What is the difference between the distribution of a sample and a sampling distribution?
A distribution of a sample is just a histogram of the DATA in a sample. A sampling distribution is made from an bunch of sample STATISTICS. It is the distribution of the statistic that was calculated from those many many samples.
What is a sampLING distribution?
a pile of statistics. A pile of p-hats or x-bars.
Are models what really happen?
No. A model train is not a real train. We use models to say what kind of happens.
What is “statistically significant?”
When our sample statistic is so far away from what we were expecting that we don’t think that it was due to random sampling error. Then is statistically significant. When p-value is below the alpha, we say “statistically significant”.. Low p-values are statistically significant.
What is the differnce between standard error and standard deviation?
Standard error is the typical distance a STATISTIC is from the mean in a sampling distribution (pile of a bunch of sample’s statistics) and Standard Error is the typical distance a DATUM is from the mean in a pile of raw data.
What does CLT say about the distribution of the population?
Not much… just that it doesn’t matter what it is.. With large samples.. The SAMPLING dist will be approx normal (dist of stats.. NOT DATA)
What are the mean and standard deviation of a sampling distribution for a proportion?
mean is p and sdandard deviation is root pq/n (look at formula sheet) N(p, root (pq/n) )
What does Central Limit Theorem Say?
It basically says.. NO MATTER WHAT SHAPE THE POPULATION IS (normal, bimodal, uniform, skewed, crazy.. ) If you make a histogram of a bunch of means taken from a bunch of samples, that histogram will be unimodal and symmetric WITH LARGE ENOUGH SAMPLES.. Close to normal. So.. A nerdy way to say it is: The sampling distribution of means is approximately normal no matter what the population is shaped like. The larger the sample size, the closer to normal. (the normal curve is just a model.. the sampling distribution is close to it, but not it! we use the model anyway!)
What is difference between population of interest and parameter of interest?
Population is the WHO (subjects you measure, beads people) Parameter is the actual number you want (like % of or AVG)
What happens to a pile of statistics if you take larger samples?
All of the x-bars or all of the p-hats will get closer to eachother, and closer to the parameter ( mu or p)
What does the CLT say about the distribution of actual sample data?

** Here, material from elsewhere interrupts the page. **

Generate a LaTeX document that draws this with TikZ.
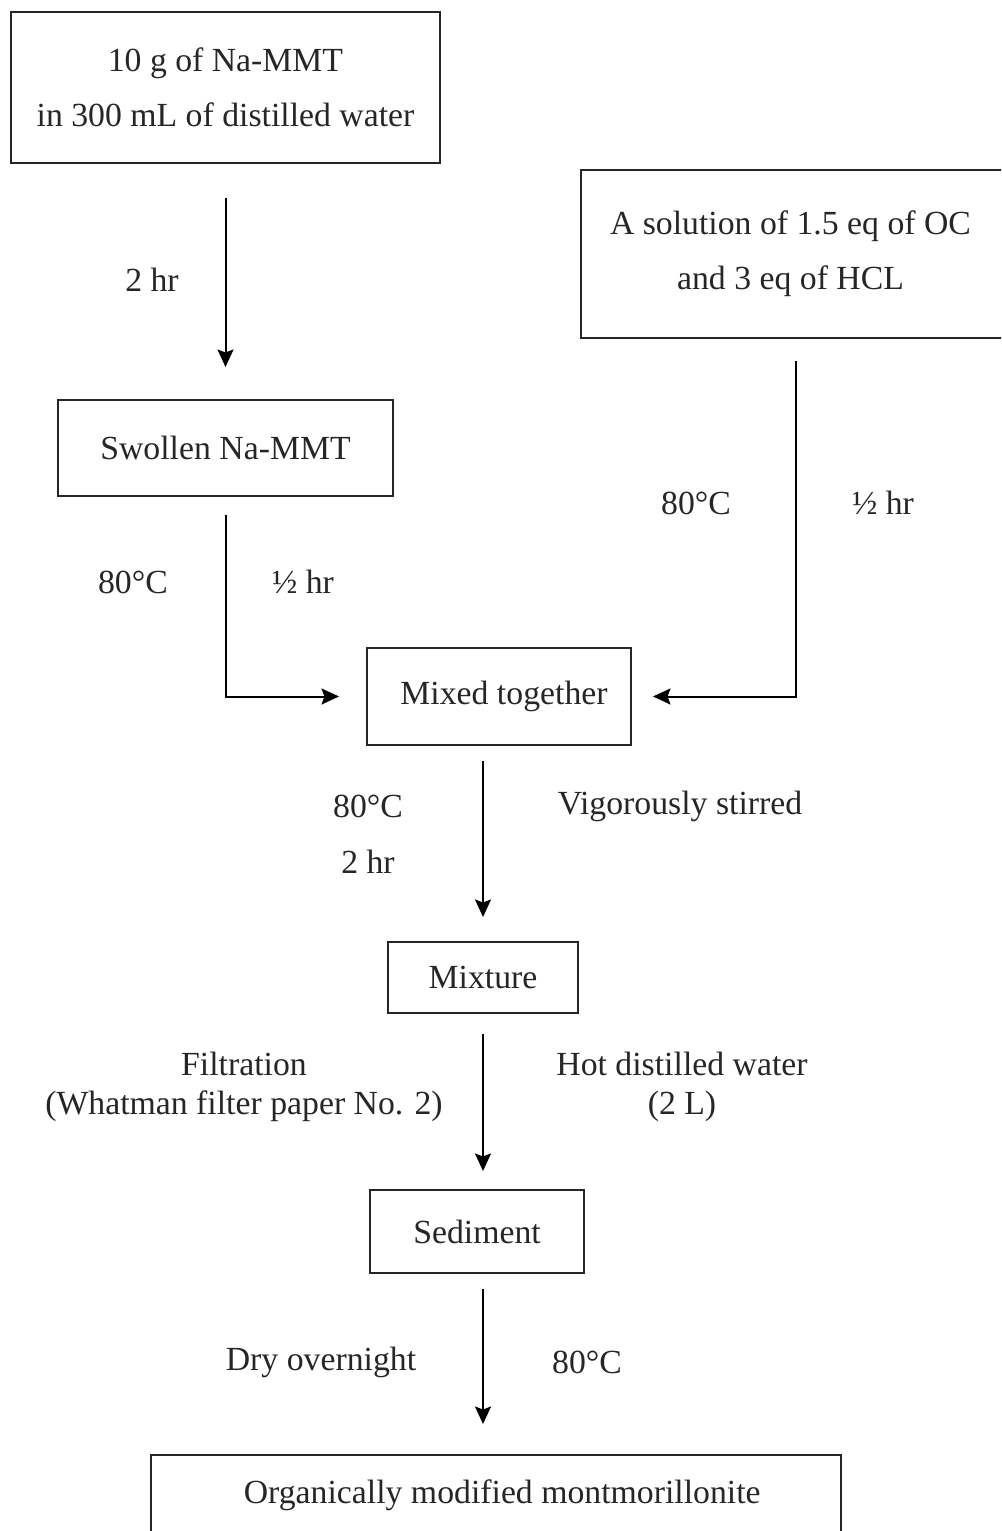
\documentclass[tikz,border=0pt]{standalone}
\usepackage{fontspec}
\setmainfont{Liberation Serif}
\usetikzlibrary{arrows.meta}

\begin{document}
\begin{tikzpicture}[
            x = 0.4pt, y = -0.4pt, % one unit is one pixel of the scan
            > = {Stealth[length=7pt, width=6.4pt, inset=1.2pt]}, % arrow head style
            line width = 0.8pt, % line style
            font = \fontsize{13.5}{22}\selectfont,
            text = black!85
        ]

        \tikzstyle{box}=[
            draw = black!85,
            line width = 0.8pt,
            align = center,
            inner sep = 0pt
        ]
        \tikzstyle{lbl}=[
            align = center,
            inner sep = 0pt
        ]

        \clip (0,0) rectangle (1001,1531);

        % boxes
        \node[box, minimum width=171.6pt, minimum height=60.4pt] (start) at (225.5,87.5) {10 g of Na-MMT\\in 300 mL of distilled water};
        \node[box, minimum width=171.6pt, minimum height=67.2pt] (solution) at (795.5,254) {\hspace*{-4pt}A solution of 1.5 eq of OC\\\hspace*{-4pt}and 3 eq of HCL};
        \node[box, minimum width=134pt, minimum height=38.4pt] (swollen) at (225.5,448) {Swollen Na-MMT};
        \node[box, minimum width=105.6pt, minimum height=38.8pt] (mix) at (499,696.5) {\hspace*{4pt}Mixed together};
        \node[box, minimum width=76pt, minimum height=28.4pt] (mixture) at (483,977.5) {Mixture};
        \node[box, minimum width=85.6pt, minimum height=33.2pt] (sediment) at (477,1231.5) {Sediment};
        \node[box, minimum width=276pt, minimum height=32pt] (final) at (496,1495) {\hspace*{5pt}Organically modified montmorillonite};

        % labels
        \node[lbl] (t1) at (152,280) {2 hr};
        \node[lbl] (t2) at (133,582) {80°C};
        \node[lbl] (h1) at (303,582) {½ hr};
        \node[lbl] (t3) at (696,503) {80°C};
        \node[lbl] (h2) at (883,503) {½ hr};
        \node[lbl] (t4) at (368,806) {80°C};
        \node[lbl] (t5) at (368,862) {2 hr};
        \node[lbl] (stir) at (680,806) {Vigorously stirred};
        \node[lbl, font=\fontsize{13.5}{15.6}\selectfont] (filt) at (244,1087) {Filtration\\(Whatman filter paper No. 2)};
        \node[lbl, font=\fontsize{13.5}{15.6}\selectfont] (hot) at (682,1087) {Hot distilled water\\(2 L)};
        \node[lbl] (dry) at (321,1362) {Dry overnight};
        \node[lbl] (t6) at (587,1362) {80°C};

        % arrows
        \draw[->, shorten <=13.6pt, shorten >=12.8pt] (start) -- (swollen);
        \draw[->, shorten <=7.2pt, shorten >=10.8pt] (swollen) |- (mix);
        \draw[->, shorten <=8.8pt, shorten >=8.4pt] (solution) |- (mix);
        \draw[->, shorten <=6pt, shorten >=9.6pt] (mix.south -| mixture.north) -- (mixture);
        \draw[->, shorten <=8pt, shorten >=7.2pt] (mixture) -- (mixture |- sediment.north);
        \draw[->, shorten <=6pt, shorten >=12pt] (sediment.south -| mixture.north) -- (final.north -| mixture.north);

    \end{tikzpicture}
\end{document}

Nothing? The sample will be distributed similar to the population. Bimodal populations have bimodal samples. The CLT only talks about distributions (histograms) of sample statistics, of summaries, which are groups of means.., NOT OF INDIVIDUALS!!!! NOT DATA
N ( ?1 , ?2 ) what does this mean?
it means NORMAL models centered at ?1 With a standard deviation of ?2
Describe the distribution of a sample
It will look like the population. The distribution of a sample is a histogram made from the sample, which will look kind of like the population. If the population is bimodal, then the distribution of the sample is bimodal. The SAMPLING distribution of a bunch of means, however, will look normalish.
What is a standard error?
The typical, or expected, error. It is how far off you are expecting your statistic to be from the parameter. It is calculated like the standard deviation, but we are using sample statistics.. We don’t know the true parameters, so we estimate with statistics adding error to our calculation
How do statistics from big samples compare to small? (notice this doesn’t ask about DATA)

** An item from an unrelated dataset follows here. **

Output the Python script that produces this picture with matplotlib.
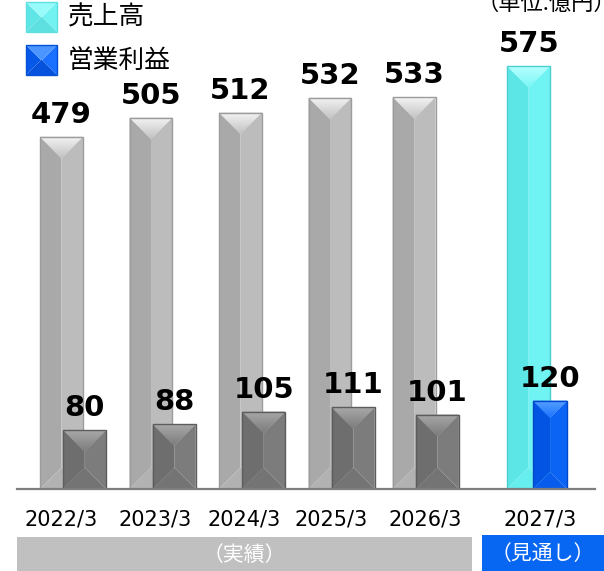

Larger sample statistics have less variablility, so statistics from larger samples are closer to eachother and to the parameter. Statistics from smaller samples are more spread out, further away from true parameter.
What is statistical inference?
Using a statistic to infer something about a parameter.. Basically, using a sample to say something about a population.
what is a statistic
some numerical summary of a sample.. Could be the mean of a sample, the standard deviation of a sample, the proportion of successes in a sample, the slope calculated from a sample, a difference of 2 means from 2 samples, a difference of 2 proportions from 2 samples, a difference of 2 slopes from 2 samples.. you can make sampling distributions for any of these, and they will all be centered around the parameter…
what is a parameter?
some numerical summary of a population. Often called “the parameter of interest.” It is what we are often trying to find.. It doesn’t vary. It is out there and STUCK at some value, it is the truth, and you’ll probably not ever know it! We try to catch them in our confidence intervals, but sometimes we don’t (and we don’t know it!). It Could be the mean of a population, the standard deviation of a population, the proportion of successes in a population, the slope calculated from a population, a difference of 2 means from 2 population, a difference of 2 proportions from population
What is the Fundemental Theorem of Statistics?
The CLT!! The Central Limit Theorem!
What is sampling variability?
same as sampling error. The natural variation of sample statistics.. NOT DATA.. Samples vary. so do their statistics.. Parameters do not vary!
What is sampling error?
same as sampling variability.. The natural variability between STATISTICS.. NOT DATA!!! . We call it error EVEN THOUGH YOU MADE NO MISTAKES!!!
what happens to t models as n gets larger?
The models look more like the normal model. An infinite sample size would give a t model identical to the normal model.
What is an unbiased estimator?
When the sampling distribution (pile of sample stats) is centered on the true population parameter.